Power BI
Common DAX Mistakes That Break Business Reports
The DAX mistakes that create wrong totals, blanks, slow reports, and confusing business logic.
A measure looks correct in one visual and wrong in another. Totals do not add up. A filter changes something unexpectedly. This is often a context problem, not a Power BI bug.
DAX is powerful because measures respond to filter context. It is also easy to misuse when the model grain, relationships, or business definition is unclear.
The practical context
Use DAX measures to express reusable business logic over a clean model.
Complex DAX can hide modelling problems and create silent errors.
The model author owns measure definitions and validation evidence.

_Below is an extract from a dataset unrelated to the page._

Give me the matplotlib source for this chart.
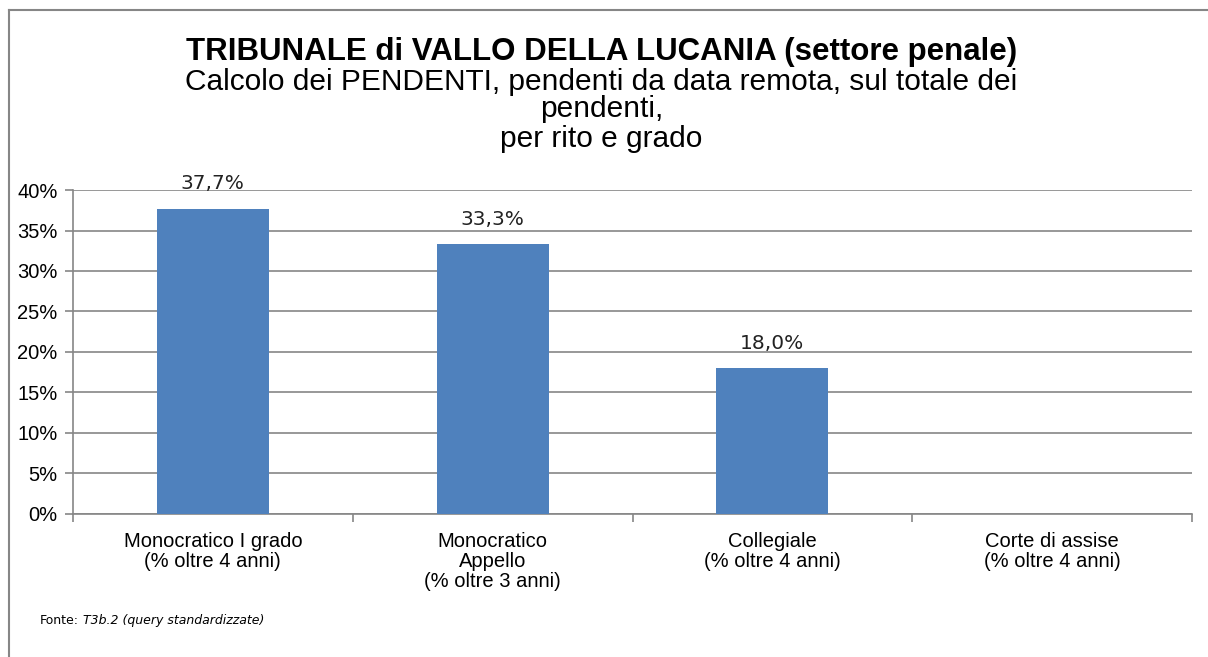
import matplotlib.pyplot as plt
from matplotlib.lines import Line2D
from matplotlib.ticker import FuncFormatter, FixedLocator

# data
categorie = ["Monocratico I grado\n(% oltre 4 anni)",
             "Monocratico\nAppello\n(% oltre 3 anni)",
             "Collegiale\n(% oltre 4 anni)",
             "Corte di assise\n(% oltre 4 anni)"]
valori = [0.377, 0.333, 0.180, None]
etichette = ["37,7%", "33,3%", "18,0%", ""]

fig = plt.figure(figsize=(12.08, 6.57), dpi=100)
ax = fig.add_axes([0.0604, 0.2177, 0.9264, 0.4931])

x = list(range(len(categorie)))
vals = [v if v is not None else 0 for v in valori]
bars = ax.bar(x, vals, width=0.4, color="#4f81bd", zorder=3)

for b, lab in zip(bars, etichette):
    if lab:
        ax.annotate(lab, (b.get_x() + b.get_width() / 2, b.get_height()),
                    xytext=(0, 18), textcoords="offset points",
                    ha="center", va="center", fontsize=14.5,
                    family="DejaVu Sans", color="#222222")

ax.set_xlim(-0.5, 3.5)
ax.set_ylim(0, 0.40)
ax.set_yticks([i * 0.05 for i in range(9)])
ax.yaxis.set_major_formatter(FuncFormatter(lambda v, p: "%d%%" % round(v * 100)))
ax.grid(axis="y", color="#868686", lw=1.2, zorder=0)

ax.set_xticks(x)
ax.set_xticklabels(categorie, fontsize=14.5, family="Liberation Sans",
                   linespacing=1.05)
ax.xaxis.set_minor_locator(FixedLocator([-0.5, 0.5, 1.5, 2.5, 3.5]))
ax.tick_params(axis="x", which="major", length=0, pad=13)
ax.tick_params(axis="x", which="minor", length=6, color="#868686", width=1.2)
ax.tick_params(axis="y", length=6, color="#868686", width=1.2, labelsize=14.5,
               pad=5)
for t in ax.get_yticklabels():
    t.set_family("Liberation Sans")

for s in ["top", "right"]:
    ax.spines[s].set_visible(False)
for s in ["left", "bottom"]:
    ax.spines[s].set_color("#868686")
    ax.spines[s].set_linewidth(1.2)

# title
fig.text(0.498, 0.9087, "TRIBUNALE di VALLO DELLA LUCANIA (settore penale)",
         ha="center", va="baseline", fontsize=22.5, fontweight="bold",
         family="Liberation Sans")
fig.text(0.498, 0.863, "Calcolo dei PENDENTI, pendenti da data remota, sul totale dei",
         ha="center", va="baseline", fontsize=21.5, family="Liberation Sans")
fig.text(0.498, 0.822, "pendenti,", ha="center", va="baseline", fontsize=21.5,
         family="Liberation Sans")
fig.text(0.498, 0.7763, "per rito e grado", ha="center", va="baseline",
         fontsize=21.5, family="Liberation Sans")

# source
fonte = fig.text(0.033, 0.056, "Fonte:", fontsize=9, family="DejaVu Sans",
                 va="center")
ax.annotate("T3b.2 (query standardizzate)", xy=(1, 0.5), xycoords=fonte,
            xytext=(3, 0), textcoords="offset points", fontsize=9,
            family="DejaVu Sans", style="italic", va="center",
            annotation_clip=False)

# border
fig.add_artist(Line2D([0.0075, 0.0075], [0, 0.985], transform=fig.transFigure,
                      color="#868686", lw=1.5))
fig.add_artist(Line2D([0.0075, 1], [0.985, 0.985], transform=fig.transFigure,
                      color="#868686", lw=1.5))

fig.savefig("out.png", dpi=100)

Measures that are readable, tested, and trusted.
How to approach it
A useful approach is deliberately simple. Start with the business question, make the data and ownership visible, then add technical detail only where it improves reliability or action.
- Start with a simple base measure before writing complex logic.
- Check the grain of the table used in the calculation.
- Use measures for aggregations rather than calculated columns where possible.
- Validate totals against a small sample.
- Document business definitions beside important measures.
Common mistakes
Using calculated columns for values that should be measures.
Forgetting that totals are recalculated, not just summed rows.
Using ALL or REMOVEFILTERS without understanding the effect.
Testing only one slicer combination.
A simple example
A margin percentage should usually be total margin divided by total revenue, not an average of row-level percentages. The second version often produces wrong totals.
Most DAX problems become easier once the business definition and model grain are clear.
Checks before you move on
The audience can explain what the output means without the analyst in the room.
The data source, calculation logic, refresh, and access model have owners.
There is a clear path for questions, exceptions, and corrections.
Success is measured by better decisions or less manual effort, not page views alone.
Key takeaway
Better DAX starts with a better model and a clearer business question.